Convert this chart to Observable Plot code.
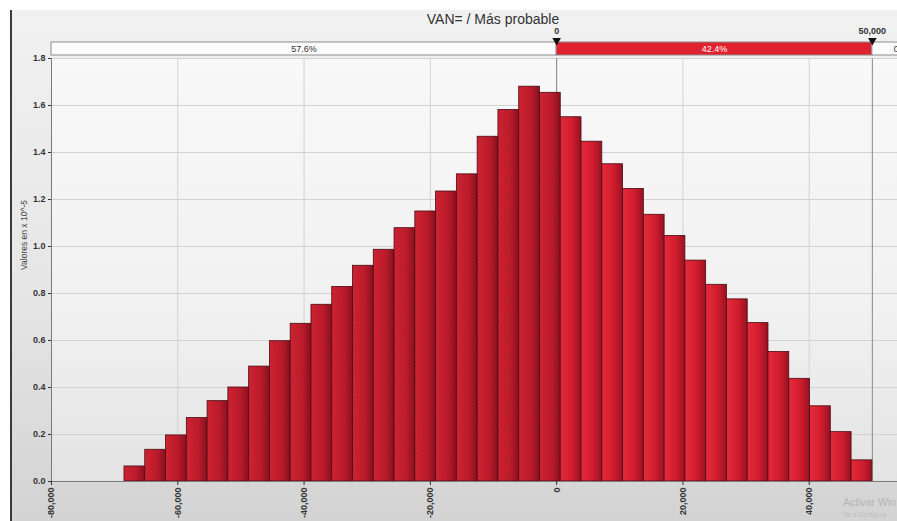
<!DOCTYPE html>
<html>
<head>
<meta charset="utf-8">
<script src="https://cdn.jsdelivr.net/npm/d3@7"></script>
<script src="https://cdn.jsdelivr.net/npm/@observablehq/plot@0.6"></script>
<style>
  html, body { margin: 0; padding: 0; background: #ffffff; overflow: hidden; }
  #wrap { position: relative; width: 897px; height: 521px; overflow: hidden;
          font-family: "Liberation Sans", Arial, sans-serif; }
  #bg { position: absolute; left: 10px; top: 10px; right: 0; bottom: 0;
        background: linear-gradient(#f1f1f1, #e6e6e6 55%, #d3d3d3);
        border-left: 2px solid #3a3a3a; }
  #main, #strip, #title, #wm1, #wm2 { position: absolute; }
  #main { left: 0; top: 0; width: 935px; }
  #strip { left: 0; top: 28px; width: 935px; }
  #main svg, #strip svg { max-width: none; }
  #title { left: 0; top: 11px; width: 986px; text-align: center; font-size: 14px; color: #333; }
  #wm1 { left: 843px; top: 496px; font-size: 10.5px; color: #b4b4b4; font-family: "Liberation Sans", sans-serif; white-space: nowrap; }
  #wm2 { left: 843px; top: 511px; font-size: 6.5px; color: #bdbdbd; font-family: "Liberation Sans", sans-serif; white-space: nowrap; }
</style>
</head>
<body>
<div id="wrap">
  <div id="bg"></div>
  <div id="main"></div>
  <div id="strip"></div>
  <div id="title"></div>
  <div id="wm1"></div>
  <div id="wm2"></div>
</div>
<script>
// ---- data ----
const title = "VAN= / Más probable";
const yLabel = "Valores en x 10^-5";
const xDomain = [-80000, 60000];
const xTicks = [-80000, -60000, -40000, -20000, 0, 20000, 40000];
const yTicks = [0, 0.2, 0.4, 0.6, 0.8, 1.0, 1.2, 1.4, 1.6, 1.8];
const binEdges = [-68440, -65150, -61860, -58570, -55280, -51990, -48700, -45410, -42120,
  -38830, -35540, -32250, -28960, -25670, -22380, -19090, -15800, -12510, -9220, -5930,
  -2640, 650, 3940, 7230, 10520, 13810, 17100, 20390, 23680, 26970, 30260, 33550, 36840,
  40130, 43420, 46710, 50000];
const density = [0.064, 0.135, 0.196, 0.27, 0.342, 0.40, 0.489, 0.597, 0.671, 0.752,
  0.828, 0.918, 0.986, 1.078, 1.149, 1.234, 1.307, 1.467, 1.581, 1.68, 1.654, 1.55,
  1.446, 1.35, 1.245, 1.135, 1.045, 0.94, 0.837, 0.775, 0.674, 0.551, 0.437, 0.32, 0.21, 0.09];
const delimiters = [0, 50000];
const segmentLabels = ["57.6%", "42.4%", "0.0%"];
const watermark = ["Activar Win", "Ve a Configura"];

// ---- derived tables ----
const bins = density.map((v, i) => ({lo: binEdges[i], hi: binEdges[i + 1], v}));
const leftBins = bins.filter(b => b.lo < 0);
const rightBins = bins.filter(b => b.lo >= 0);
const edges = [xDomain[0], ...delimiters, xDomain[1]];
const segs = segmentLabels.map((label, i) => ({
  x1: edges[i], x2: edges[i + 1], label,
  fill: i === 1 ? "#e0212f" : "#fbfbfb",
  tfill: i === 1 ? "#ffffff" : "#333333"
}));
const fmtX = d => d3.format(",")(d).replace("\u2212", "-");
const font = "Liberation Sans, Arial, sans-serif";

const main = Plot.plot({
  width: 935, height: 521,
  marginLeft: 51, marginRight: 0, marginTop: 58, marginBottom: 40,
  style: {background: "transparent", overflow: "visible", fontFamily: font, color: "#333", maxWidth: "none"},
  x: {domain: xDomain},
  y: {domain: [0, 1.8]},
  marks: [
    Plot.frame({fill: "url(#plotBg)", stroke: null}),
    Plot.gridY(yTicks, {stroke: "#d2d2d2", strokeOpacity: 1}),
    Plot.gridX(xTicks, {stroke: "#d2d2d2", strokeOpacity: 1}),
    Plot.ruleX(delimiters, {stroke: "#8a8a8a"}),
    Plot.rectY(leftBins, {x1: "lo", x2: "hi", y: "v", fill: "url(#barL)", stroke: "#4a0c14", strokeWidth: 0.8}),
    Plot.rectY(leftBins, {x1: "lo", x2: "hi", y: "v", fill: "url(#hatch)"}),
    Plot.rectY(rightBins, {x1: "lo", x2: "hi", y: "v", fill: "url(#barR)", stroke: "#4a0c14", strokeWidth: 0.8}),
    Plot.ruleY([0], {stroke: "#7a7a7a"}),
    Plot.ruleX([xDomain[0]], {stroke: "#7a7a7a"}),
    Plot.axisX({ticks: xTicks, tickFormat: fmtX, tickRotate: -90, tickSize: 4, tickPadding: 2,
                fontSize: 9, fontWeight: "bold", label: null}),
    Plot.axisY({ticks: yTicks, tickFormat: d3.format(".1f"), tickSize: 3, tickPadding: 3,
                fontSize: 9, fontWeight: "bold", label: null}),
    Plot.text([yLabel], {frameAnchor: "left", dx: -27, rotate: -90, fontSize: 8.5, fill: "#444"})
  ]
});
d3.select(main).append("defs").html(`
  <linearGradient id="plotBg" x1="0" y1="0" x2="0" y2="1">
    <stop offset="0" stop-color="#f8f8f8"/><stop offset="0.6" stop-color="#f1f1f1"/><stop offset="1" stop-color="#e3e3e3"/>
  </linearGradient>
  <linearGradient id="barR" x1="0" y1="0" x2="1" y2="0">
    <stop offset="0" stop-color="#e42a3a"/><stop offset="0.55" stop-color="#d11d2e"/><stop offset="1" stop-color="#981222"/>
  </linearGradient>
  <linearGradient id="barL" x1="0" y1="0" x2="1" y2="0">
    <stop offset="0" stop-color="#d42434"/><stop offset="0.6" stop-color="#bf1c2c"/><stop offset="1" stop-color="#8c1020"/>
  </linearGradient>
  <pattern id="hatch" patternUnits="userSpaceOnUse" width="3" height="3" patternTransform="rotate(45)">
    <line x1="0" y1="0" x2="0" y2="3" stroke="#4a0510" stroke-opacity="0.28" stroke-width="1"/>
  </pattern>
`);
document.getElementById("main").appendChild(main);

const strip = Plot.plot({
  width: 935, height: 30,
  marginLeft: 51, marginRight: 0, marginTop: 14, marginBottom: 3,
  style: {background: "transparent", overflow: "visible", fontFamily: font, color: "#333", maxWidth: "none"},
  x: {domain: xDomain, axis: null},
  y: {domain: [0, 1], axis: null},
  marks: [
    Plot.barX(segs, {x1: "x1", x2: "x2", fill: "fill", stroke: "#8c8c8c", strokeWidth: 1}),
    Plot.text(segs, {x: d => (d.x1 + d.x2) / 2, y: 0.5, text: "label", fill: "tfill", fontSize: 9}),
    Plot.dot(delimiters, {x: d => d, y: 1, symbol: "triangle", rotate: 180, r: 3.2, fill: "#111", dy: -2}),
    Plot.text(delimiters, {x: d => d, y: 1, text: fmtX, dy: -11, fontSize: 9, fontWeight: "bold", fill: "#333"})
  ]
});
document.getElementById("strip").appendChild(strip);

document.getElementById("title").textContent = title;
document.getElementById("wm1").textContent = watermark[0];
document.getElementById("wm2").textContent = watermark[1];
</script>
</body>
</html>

§ **What is needed**: Reproduce the listing exactly. Leave its pictures out.

§ **Exercise response**:
Convert this chart to Observable Plot code.
<!DOCTYPE html>
<html>
<head>
<meta charset="utf-8">
<script src="https://cdn.jsdelivr.net/npm/d3@7"></script>
<script src="https://cdn.jsdelivr.net/npm/@observablehq/plot@0.6"></script>
<style>
  html, body { margin: 0; padding: 0; background: #ffffff; overflow: hidden; }
  #wrap { position: relative; width: 897px; height: 521px; overflow: hidden;
          font-family: "Liberation Sans", Arial, sans-serif; }
  #bg { position: absolute; left: 10px; top: 10px; right: 0; bottom: 0;
        background: linear-gradient(#f1f1f1, #e6e6e6 55%, #d3d3d3);
        border-left: 2px solid #3a3a3a; }
  #main, #strip, #title, #wm1, #wm2 { position: absolute; }
  #main { left: 0; top: 0; width: 935px; }
  #strip { left: 0; top: 28px; width: 935px; }
  #main svg, #strip svg { max-width: none; }
  #title { left: 0; top: 11px; width: 986px; text-align: center; font-size: 14px; color: #333; }
  #wm1 { left: 843px; top: 496px; font-size: 10.5px; color: #b4b4b4; font-family: "Liberation Sans", sans-serif; white-space: nowrap; }
  #wm2 { left: 843px; top: 511px; font-size: 6.5px; color: #bdbdbd; font-family: "Liberation Sans", sans-serif; white-space: nowrap; }
</style>
</head>
<body>
<div id="wrap">
  <div id="bg"></div>
  <div id="main"></div>
  <div id="strip"></div>
  <div id="title"></div>
  <div id="wm1"></div>
  <div id="wm2"></div>
</div>
<script>
// ---- data ----
const title = "VAN= / Más probable";
const yLabel = "Valores en x 10^-5";
const xDomain = [-80000, 60000];
const xTicks = [-80000, -60000, -40000, -20000, 0, 20000, 40000];
const yTicks = [0, 0.2, 0.4, 0.6, 0.8, 1.0, 1.2, 1.4, 1.6, 1.8];
const binEdges = [-68440, -65150, -61860, -58570, -55280, -51990, -48700, -45410, -42120,
  -38830, -35540, -32250, -28960, -25670, -22380, -19090, -15800, -12510, -9220, -5930,
  -2640, 650, 3940, 7230, 10520, 13810, 17100, 20390, 23680, 26970, 30260, 33550, 36840,
  40130, 43420, 46710, 50000];
const density = [0.064, 0.135, 0.196, 0.27, 0.342, 0.40, 0.489, 0.597, 0.671, 0.752,
  0.828, 0.918, 0.986, 1.078, 1.149, 1.234, 1.307, 1.467, 1.581, 1.68, 1.654, 1.55,
  1.446, 1.35, 1.245, 1.135, 1.045, 0.94, 0.837, 0.775, 0.674, 0.551, 0.437, 0.32, 0.21, 0.09];
const delimiters = [0, 50000];
const segmentLabels = ["57.6%", "42.4%", "0.0%"];
const watermark = ["Activar Win", "Ve a Configura"];

// ---- derived tables ----
const bins = density.map((v, i) => ({lo: binEdges[i], hi: binEdges[i + 1], v}));
const leftBins = bins.filter(b => b.lo < 0);
const rightBins = bins.filter(b => b.lo >= 0);
const edges = [xDomain[0], ...delimiters, xDomain[1]];
const segs = segmentLabels.map((label, i) => ({
  x1: edges[i], x2: edges[i + 1], label,
  fill: i === 1 ? "#e0212f" : "#fbfbfb",
  tfill: i === 1 ? "#ffffff" : "#333333"
}));
const fmtX = d => d3.format(",")(d).replace("\u2212", "-");
const font = "Liberation Sans, Arial, sans-serif";

const main = Plot.plot({
  width: 935, height: 521,
  marginLeft: 51, marginRight: 0, marginTop: 58, marginBottom: 40,
  style: {background: "transparent", overflow: "visible", fontFamily: font, color: "#333", maxWidth: "none"},
  x: {domain: xDomain},
  y: {domain: [0, 1.8]},
  marks: [
    Plot.frame({fill: "url(#plotBg)", stroke: null}),
    Plot.gridY(yTicks, {stroke: "#d2d2d2", strokeOpacity: 1}),
    Plot.gridX(xTicks, {stroke: "#d2d2d2", strokeOpacity: 1}),
    Plot.ruleX(delimiters, {stroke: "#8a8a8a"}),
    Plot.rectY(leftBins, {x1: "lo", x2: "hi", y: "v", fill: "url(#barL)", stroke: "#4a0c14", strokeWidth: 0.8}),
    Plot.rectY(leftBins, {x1: "lo", x2: "hi", y: "v", fill: "url(#hatch)"}),
    Plot.rectY(rightBins, {x1: "lo", x2: "hi", y: "v", fill: "url(#barR)", stroke: "#4a0c14", strokeWidth: 0.8}),
    Plot.ruleY([0], {stroke: "#7a7a7a"}),
    Plot.ruleX([xDomain[0]], {stroke: "#7a7a7a"}),
    Plot.axisX({ticks: xTicks, tickFormat: fmtX, tickRotate: -90, tickSize: 4, tickPadding: 2,
                fontSize: 9, fontWeight: "bold", label: null}),
    Plot.axisY({ticks: yTicks, tickFormat: d3.format(".1f"), tickSize: 3, tickPadding: 3,
                fontSize: 9, fontWeight: "bold", label: null}),
    Plot.text([yLabel], {frameAnchor: "left", dx: -27, rotate: -90, fontSize: 8.5, fill: "#444"})
  ]
});
d3.select(main).append("defs").html(`
  <linearGradient id="plotBg" x1="0" y1="0" x2="0" y2="1">
    <stop offset="0" stop-color="#f8f8f8"/><stop offset="0.6" stop-color="#f1f1f1"/><stop offset="1" stop-color="#e3e3e3"/>
  </linearGradient>
  <linearGradient id="barR" x1="0" y1="0" x2="1" y2="0">
    <stop offset="0" stop-color="#e42a3a"/><stop offset="0.55" stop-color="#d11d2e"/><stop offset="1" stop-color="#981222"/>
  </linearGradient>
  <linearGradient id="barL" x1="0" y1="0" x2="1" y2="0">
    <stop offset="0" stop-color="#d42434"/><stop offset="0.6" stop-color="#bf1c2c"/><stop offset="1" stop-color="#8c1020"/>
  </linearGradient>
  <pattern id="hatch" patternUnits="userSpaceOnUse" width="3" height="3" patternTransform="rotate(45)">
    <line x1="0" y1="0" x2="0" y2="3" stroke="#4a0510" stroke-opacity="0.28" stroke-width="1"/>
  </pattern>
`);
document.getElementById("main").appendChild(main);

const strip = Plot.plot({
  width: 935, height: 30,
  marginLeft: 51, marginRight: 0, marginTop: 14, marginBottom: 3,
  style: {background: "transparent", overflow: "visible", fontFamily: font, color: "#333", maxWidth: "none"},
  x: {domain: xDomain, axis: null},
  y: {domain: [0, 1], axis: null},
  marks: [
    Plot.barX(segs, {x1: "x1", x2: "x2", fill: "fill", stroke: "#8c8c8c", strokeWidth: 1}),
    Plot.text(segs, {x: d => (d.x1 + d.x2) / 2, y: 0.5, text: "label", fill: "tfill", fontSize: 9}),
    Plot.dot(delimiters, {x: d => d, y: 1, symbol: "triangle", rotate: 180, r: 3.2, fill: "#111", dy: -2}),
    Plot.text(delimiters, {x: d => d, y: 1, text: fmtX, dy: -11, fontSize: 9, fontWeight: "bold", fill: "#333"})
  ]
});
document.getElementById("strip").appendChild(strip);

document.getElementById("title").textContent = title;
document.getElementById("wm1").textContent = watermark[0];
document.getElementById("wm2").textContent = watermark[1];
</script>
</body>
</html>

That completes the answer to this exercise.